Harley has a lot of problems for a lot of reasons.
The old bikers want nothing new or innovative. The V-Rod (a Willie G baby) as an example, was completely shunned by the Harley buyer at the time of release. Problem is the old biker market is shrinking fast now.
Yes and no... every Harley rider I knew (including me) who took a ride on the Vrod hated the bike (horrible seating position, slow handling, and the disc wheels on the first year caught every cross-breeze and truck wake eddy), but loved the motor. More than a few of us were ready and willing to put down money right now, on the spot, for a touring bike with that motor. What caused Harley to insist that no, the only place that motor would be offered was the painful styling exercise, is totally beyond my understanding.
As for the old bikers... yeah, this has been a problem since I got my second Harley, an FXRT (rubber-mount Super Glide with streamlined fairing and bags originally intended for the Nova), in 1983. Hadn't owned the bike two weeks before some geezer muttered something about putting a Honda fairing on my Harley. Now, of course, there's an industry in making replicas of that bodywork, as the California cruiser crowd has decided they like it.
I also had the experience of going to a Harley shop to get standard Sportster parts for my tube-frame Buells and getting a load of crap about how that's "not a real Harley." Yeah, I guess not, 'cause it'll leave your $20K CVO in its dust.
Everything the least bit outside-the-box (FXRT, XR1000, a whole lot of "sport" models, Buell, the stillborn "Street" 500/750, and now the Pan Am) gets the stink-eye and "that's not a real Harley" muttering from the old geezers. Luckily these guys are dying off, so the Pan Am might yet stand a chance (the dealer in Boise sure had a lot of them, and I saw a surprising number while we were tooling around the Northwest for the last few weeks).
Include in that they don't make an affordable motorcycle anymore. One of the main reasons RE is exploding on the global market. Great value for the money. Can HD say that? Especially now that some Brainiac decided to ditch the Sportster. That was by far, my favorite Harley.
The Street, though nice bikes, were a complete failure. They're "damned if they do, damned if they don't" now, and have painted themselves into a bad corner.
The Street bikes were dead on arrival because Harley's upper management foolishly announced them almost a year before they showed up in dealerships. That gave the old farts plenty of time to make it clear the bikes would never, never, never be considered "real Harleys" before anybody ever actually saw one in person. They then doubled-down on the stupidity by product-placing a couple on a TV show: "Blue Bloods," whose median viewers were something around 70 years old. Didn't help that the Street bikes were pretty forgettable, though they did a better job of styling the radiator than just about any bike I've seen.

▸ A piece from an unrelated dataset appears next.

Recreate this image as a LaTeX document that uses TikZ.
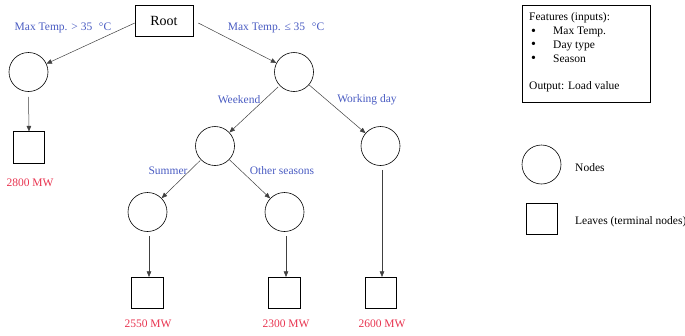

One good thing about the Street models, though: the front brake caliper from the first couple years fits a Himalayan 411 and provides a noticeable improvement in stopping power.
I've had a number of Harley's and have wrenched on a ton of them. I liked them all, for different reasons (I simply love motorcycles, regardless of brand).....but I can't see one in my future anymore. Too big, too heavy, and WAY to expensive. They had what I call the "Cadillac Attitude". It doesn't matter what lands on the showroom floor, people will buy it because it's as Cadillac. That wind that was filling HD's sails for a long time, has stopped blowing.
I'm an American. Of course I don't want to see Harley fail....but they've done this to themselves, and the last guy who ran it didn't help in the matter from everything I've read. Unfortunately, the only thing that lasts forever is herpes.
My 21-year-old Road King, just back from the Northwest (didn't qualify as the "Northwet" because we had exactly one day of rain in a 24-day trip) with 118K on the odometer, is probably my last Harley. We did an almost 5800-mile trip, but I'm having trouble two-upping on this 800 pound bike. It's fine once we're moving, but starts and (especially) stops are inelegant, and I can see that my days of two-up cross-country trips on this thing are numbered--and I am NOT going to get one of their $40K Rascal-Glides (for one thing, I can't afford it). When we move to trailering a mid-size bike to someplace like Maine or Colorado and taking day trips, the bike will not be a Harley. Their only "middle-weight" bike, the Nightster, combines the terrible ergonomics of the Vrod with styling that makes me long for the Street 750.
I think the best thing that could happen to the Motor Company is to be taken private, either by a group of motorcycle-enthusiast executives (as in 1981), or by a "white knight" billionaire who sees the potential to make money in a shrinking market by making bikes specifically for North American riders. I know people who'd love to buy "American" but don't want anything in Harley's current lineup.